Настя уже хотела отказаться, но, увидев в оконном междурамье проснувшуюся не ко времени муху, передумала. Муха ошалело билась о стекло. Понимала ли она, что обречена? Что ей уже не выбраться из этого заклеенного белой лентой окна?
— Хорошо. Пойдем. — Она взяла со стола канцелярский нож, воткнула в бумажную ленту и с хрустом разрезала обклейку.
— Ты чего?
Настя дернула фрамугу, выпуская несчастную муху.
— Душно.
«Крошка моя, я по тебе скучаю…", — неслось из-под стойки. Толстый мальчик надрывал динамик кассетного магнитофона незамысловатой песенкой. В каморке кооператива под чудным названием «Последний из могикан» было жарко. Настя размотала шарф и окинула взглядом помещение.
— Небогатый ассортимент.
— Это да, раскупили, наверное. Самый сезон ведь, да и Новый год на носу, так что надо срочно брать, пока и это не раскупили. Шапки вон там, на полках, можно выбрать. — Маринка закрутила головой. — А где горжетка? Я не вижу горжетку! Неужели купили! Я этого не переживу. Где хозяин? Пойдем, разберемся. Я же просила не продавать.

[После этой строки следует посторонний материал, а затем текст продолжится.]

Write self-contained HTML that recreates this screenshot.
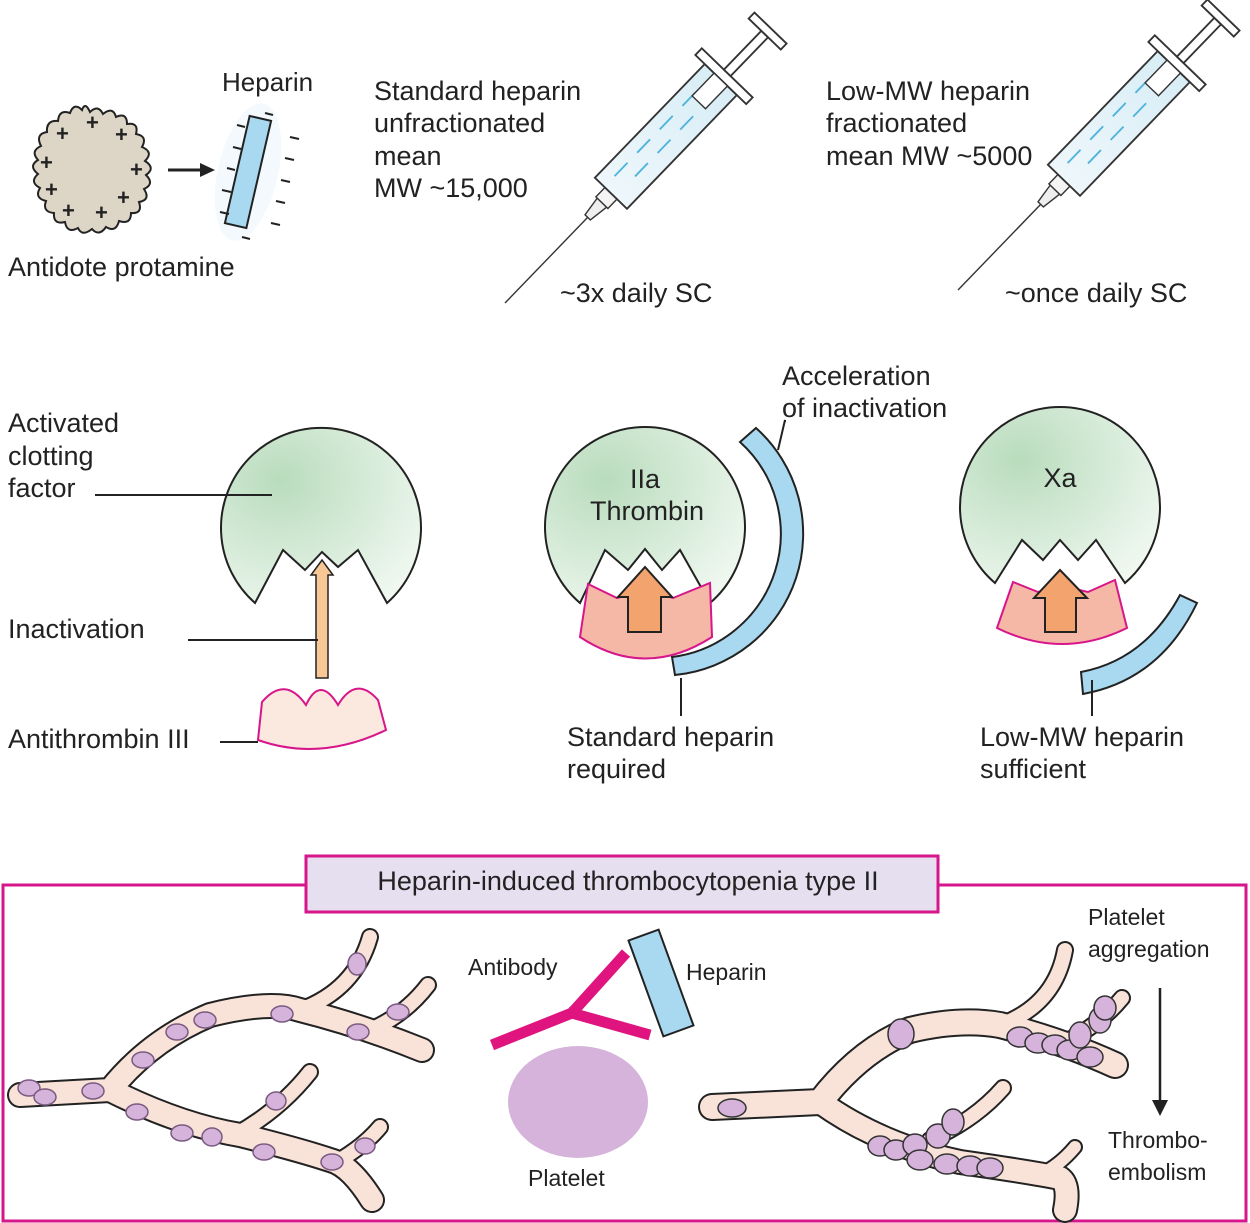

Марина дернула Настю за руку, но та стояла как вкопанная, не сводя глаз с переливающего серебром меха мужской шапки-обманки.
Глава восьмая
Она сидела в тишине на узкой полоске дивана, поджав под себя ноги, и слушала ход стрелок, разрезающих ножницами грусть. Печальные часы на стене. Их было жаль. Они отмеряли застывшее время. Печальным казался даже черный атлас ее халата, вырез которого открывал жутко белый, по сравнению с наплечиями, цвет кожи. Глядеть в эти недвижные глаза было невыносимо, но отвести взгляд было еще труднее.
— Я купила её и принесла домой. В прихожей я услышала плеск, накануне отключили воду, и я подумала, что Тимка, наверное, не закрыл кран, и не хватало ещё затопить соседей. Испугавшись, я положила шапку вместе с сумкой на стул и побежала на кухню. — Она замолчала, и Лена увидела, как вмиг постарело её лицо. — Мне до сих пор снится этот крик. Пока я закручивала кран, Тимка вышел из комнаты и увидел шапку. Он сразу узнал в ней Джека. — Она сделала глубокий вдох, чтобы подавить в себе боль, которая пыталась скатиться слезинкой по щеке. — То, что мы пережили после этого, я не буду рассказывать. Не все можно передать словами.
Слушая рассказ, Лена пыталась стать на место несчастной женщины, истязая себя вопросом — как бы поступила она. Убеждая, что, наверное, как-нибудь иначе, по-другому. Она пока не знала как, но думать об этом не могла и тем более осуждать эту женщину, мать, отомстившую за своего ребенка, за мужа, за разрушенное счастье.
— Ваня знал, на что шёл, мы с ним вместе приняли это решение. Вернее, решил он, я отговаривать не стала. Вычислить этого гада теперь уже труда не составило. Арест и задержание мы приняли спокойно. Не ожидали, правда, что такой срок дадут за этого изверга. Но суд посчитал иначе. Фёдоров же не людей убивал, а собак, и это вроде как не преступление, а Иван человека убил. Так сказал следователь. Человека! По мне, так Фёдоров и есть животное. Хуже, чем животное.